## [Records for this exercise]
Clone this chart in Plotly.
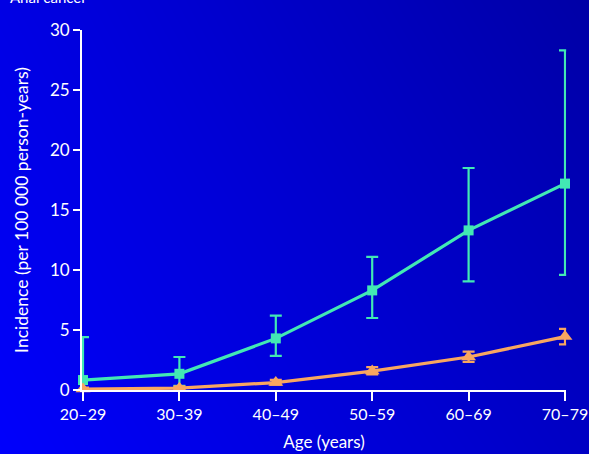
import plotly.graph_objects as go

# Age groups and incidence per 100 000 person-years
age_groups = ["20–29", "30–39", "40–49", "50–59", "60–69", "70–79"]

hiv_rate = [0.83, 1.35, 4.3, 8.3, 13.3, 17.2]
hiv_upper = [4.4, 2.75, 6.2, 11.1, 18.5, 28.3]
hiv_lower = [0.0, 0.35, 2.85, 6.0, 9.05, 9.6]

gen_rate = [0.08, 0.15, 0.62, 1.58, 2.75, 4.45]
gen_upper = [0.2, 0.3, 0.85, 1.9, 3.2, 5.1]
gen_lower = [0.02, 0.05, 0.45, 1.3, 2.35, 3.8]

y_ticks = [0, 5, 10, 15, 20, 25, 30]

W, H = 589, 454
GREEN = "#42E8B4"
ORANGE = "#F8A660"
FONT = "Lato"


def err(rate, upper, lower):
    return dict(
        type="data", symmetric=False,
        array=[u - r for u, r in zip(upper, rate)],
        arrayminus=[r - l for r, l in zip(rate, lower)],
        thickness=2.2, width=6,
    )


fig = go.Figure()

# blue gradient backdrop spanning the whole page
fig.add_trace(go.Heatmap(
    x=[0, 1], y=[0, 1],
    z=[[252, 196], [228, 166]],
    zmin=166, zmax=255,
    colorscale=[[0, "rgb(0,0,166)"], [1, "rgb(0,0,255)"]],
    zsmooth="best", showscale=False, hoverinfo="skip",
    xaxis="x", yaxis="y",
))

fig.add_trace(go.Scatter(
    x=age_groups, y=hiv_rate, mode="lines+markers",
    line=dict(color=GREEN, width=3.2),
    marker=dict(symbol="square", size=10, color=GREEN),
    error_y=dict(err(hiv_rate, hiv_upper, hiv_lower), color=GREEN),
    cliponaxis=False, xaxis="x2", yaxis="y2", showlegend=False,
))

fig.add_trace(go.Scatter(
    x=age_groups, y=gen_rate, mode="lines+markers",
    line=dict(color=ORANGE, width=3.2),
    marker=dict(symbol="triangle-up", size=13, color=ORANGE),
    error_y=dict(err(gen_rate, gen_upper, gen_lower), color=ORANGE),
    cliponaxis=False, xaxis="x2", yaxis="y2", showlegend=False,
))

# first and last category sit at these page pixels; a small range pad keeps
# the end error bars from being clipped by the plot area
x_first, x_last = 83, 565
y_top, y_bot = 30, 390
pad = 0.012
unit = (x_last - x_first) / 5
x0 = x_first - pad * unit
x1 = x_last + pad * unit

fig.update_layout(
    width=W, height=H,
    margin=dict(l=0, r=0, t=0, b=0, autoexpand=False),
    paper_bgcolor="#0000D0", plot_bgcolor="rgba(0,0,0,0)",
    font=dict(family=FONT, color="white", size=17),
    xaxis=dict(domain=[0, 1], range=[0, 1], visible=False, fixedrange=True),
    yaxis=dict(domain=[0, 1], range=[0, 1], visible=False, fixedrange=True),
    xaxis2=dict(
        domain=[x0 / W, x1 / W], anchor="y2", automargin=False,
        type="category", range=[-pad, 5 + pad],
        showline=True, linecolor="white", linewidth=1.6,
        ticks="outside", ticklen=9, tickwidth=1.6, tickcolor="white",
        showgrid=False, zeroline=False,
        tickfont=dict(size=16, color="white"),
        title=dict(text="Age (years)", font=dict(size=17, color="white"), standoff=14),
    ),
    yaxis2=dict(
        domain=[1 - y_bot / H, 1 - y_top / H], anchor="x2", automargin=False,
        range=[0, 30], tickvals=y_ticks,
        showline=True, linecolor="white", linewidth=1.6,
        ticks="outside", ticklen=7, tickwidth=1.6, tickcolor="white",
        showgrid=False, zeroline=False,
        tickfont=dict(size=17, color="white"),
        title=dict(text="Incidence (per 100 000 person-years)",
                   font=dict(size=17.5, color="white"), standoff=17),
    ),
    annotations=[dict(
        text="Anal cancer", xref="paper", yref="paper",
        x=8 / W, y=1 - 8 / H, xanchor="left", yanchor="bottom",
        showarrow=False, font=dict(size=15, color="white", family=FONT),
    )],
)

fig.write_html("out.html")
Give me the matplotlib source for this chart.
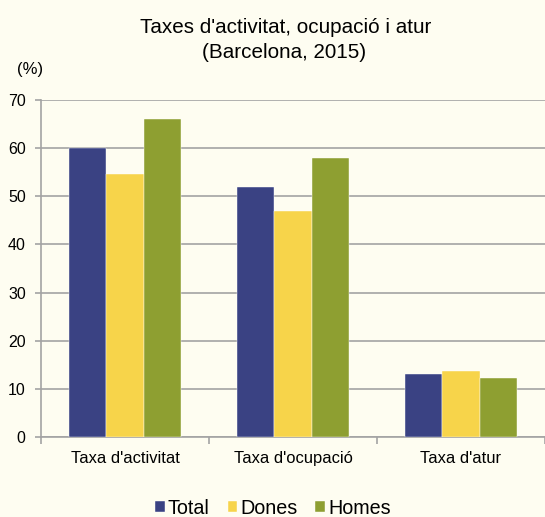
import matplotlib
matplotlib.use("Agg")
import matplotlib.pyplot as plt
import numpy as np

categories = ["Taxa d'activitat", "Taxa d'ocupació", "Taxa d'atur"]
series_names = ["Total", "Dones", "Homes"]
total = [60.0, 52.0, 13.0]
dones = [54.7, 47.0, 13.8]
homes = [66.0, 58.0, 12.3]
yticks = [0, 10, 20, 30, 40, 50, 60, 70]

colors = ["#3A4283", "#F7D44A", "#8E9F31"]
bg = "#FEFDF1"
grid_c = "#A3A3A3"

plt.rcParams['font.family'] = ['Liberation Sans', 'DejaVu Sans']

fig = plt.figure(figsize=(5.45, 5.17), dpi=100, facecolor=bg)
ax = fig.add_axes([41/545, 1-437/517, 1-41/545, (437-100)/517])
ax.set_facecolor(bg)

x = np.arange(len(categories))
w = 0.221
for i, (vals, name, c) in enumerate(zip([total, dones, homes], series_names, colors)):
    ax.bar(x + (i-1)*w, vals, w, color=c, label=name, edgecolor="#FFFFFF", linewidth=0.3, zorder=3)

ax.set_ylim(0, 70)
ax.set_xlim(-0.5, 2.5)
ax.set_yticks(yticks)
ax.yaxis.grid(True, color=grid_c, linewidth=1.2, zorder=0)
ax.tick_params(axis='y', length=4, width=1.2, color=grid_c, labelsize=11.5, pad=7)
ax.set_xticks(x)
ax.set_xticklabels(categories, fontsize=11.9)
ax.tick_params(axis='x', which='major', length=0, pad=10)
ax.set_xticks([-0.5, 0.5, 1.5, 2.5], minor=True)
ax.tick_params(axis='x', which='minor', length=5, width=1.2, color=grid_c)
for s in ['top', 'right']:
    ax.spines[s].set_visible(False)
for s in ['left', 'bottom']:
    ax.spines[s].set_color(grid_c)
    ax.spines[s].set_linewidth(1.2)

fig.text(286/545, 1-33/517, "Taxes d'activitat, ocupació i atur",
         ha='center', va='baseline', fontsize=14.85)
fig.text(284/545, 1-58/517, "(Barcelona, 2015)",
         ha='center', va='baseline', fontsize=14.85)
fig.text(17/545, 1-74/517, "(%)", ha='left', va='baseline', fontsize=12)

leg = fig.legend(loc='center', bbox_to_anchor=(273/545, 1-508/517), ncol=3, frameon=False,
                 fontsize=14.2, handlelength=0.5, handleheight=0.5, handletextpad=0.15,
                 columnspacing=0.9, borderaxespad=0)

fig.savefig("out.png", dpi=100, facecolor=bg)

## [Directions]
Repeat the listing above from its first line through the line that contains "fig = go.Figure()", both included, and nothing more. Drop the pictures.

## [Exercise solution]
Clone this chart in Plotly.
import plotly.graph_objects as go

# Age groups and incidence per 100 000 person-years
age_groups = ["20–29", "30–39", "40–49", "50–59", "60–69", "70–79"]

hiv_rate = [0.83, 1.35, 4.3, 8.3, 13.3, 17.2]
hiv_upper = [4.4, 2.75, 6.2, 11.1, 18.5, 28.3]
hiv_lower = [0.0, 0.35, 2.85, 6.0, 9.05, 9.6]

gen_rate = [0.08, 0.15, 0.62, 1.58, 2.75, 4.45]
gen_upper = [0.2, 0.3, 0.85, 1.9, 3.2, 5.1]
gen_lower = [0.02, 0.05, 0.45, 1.3, 2.35, 3.8]

y_ticks = [0, 5, 10, 15, 20, 25, 30]

W, H = 589, 454
GREEN = "#42E8B4"
ORANGE = "#F8A660"
FONT = "Lato"


def err(rate, upper, lower):
    return dict(
        type="data", symmetric=False,
        array=[u - r for u, r in zip(upper, rate)],
        arrayminus=[r - l for r, l in zip(rate, lower)],
        thickness=2.2, width=6,
    )


fig = go.Figure()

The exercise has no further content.